The currently available peer-reviewed English-language medical literature addressing the use of the dynamic stabilization systems is limited. Indications, clinical results, and implant failure of Dynesys after microsurgical decompression are still controversial.

Methods and Results.

This study included a total of 37 consecutive patients (mean age 58 years) presenting with acquired lumbar stenosis, signs of segmental instability, and degenerative disc disease underwent lumbar microsurgical decompression and implantation of Dynesys in 1 (n = 11), 2 (n = 17), 3 (n = 9), and 4 segments (n = 1). One patient was lost to follow-up. Lumbar and radicular pain was present in 33 patients (92%).
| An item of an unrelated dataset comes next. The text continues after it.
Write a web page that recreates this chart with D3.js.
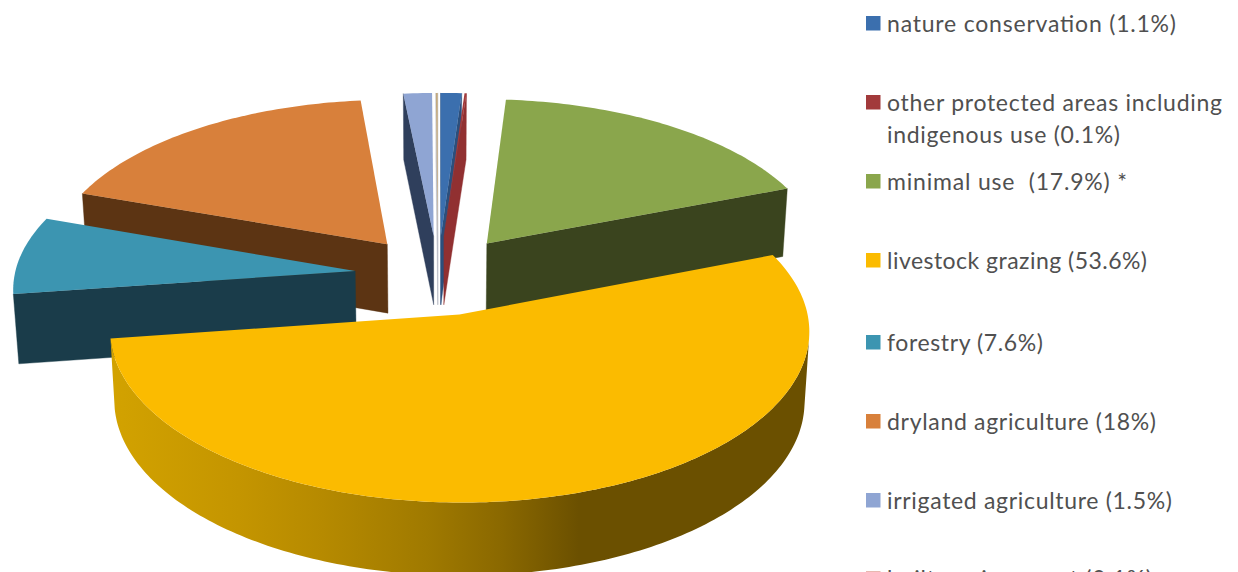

Clinical evaluation included visual analogue scale (leg and back), distribution and severity of pain (%), Prolo Functional and Economic Status, Stauffer Coventry Scale, patient's self evaluation, and radiologic assessment preoperative and postoperative at 3 and 12 months. Leg and back pain (visual analogue scale) improved at 12 months from 8.4 ± 2.1 to 3.1 ± 1.4 and from 6.7 ± 2.8 to 4 ± 2.8, respectively. Overall pain severity improved due to reduction of radicular pain from 59.2% to 27.3% after microsurgical decompression. Meanwhile, lumbar pain deteriorated from 40.8% to 47.8%. Twenty-seven percent (patient's self-evaluation) and 29.7% (Stauffer Coventry Scale) of the patients described a fair or poor outcome. Moreover, 51% and 54% of the patients had a Prolo Economic Status and Prolo Functional of 4 or 5, respectively. Complications included 4 broken and 2 misplaced screws from a total of 224 screws implanted, 2 loosen systems, and 1 cerebrospinal fistula. At 1-year, a total of 7 patients (19%) required surgical revision.

Conclusion.

The reported biomechanical principles of Dynesys do not reflect advantages in outcome compared with none or others stabilization systems after microsurgical radicular decompression reported in the literature.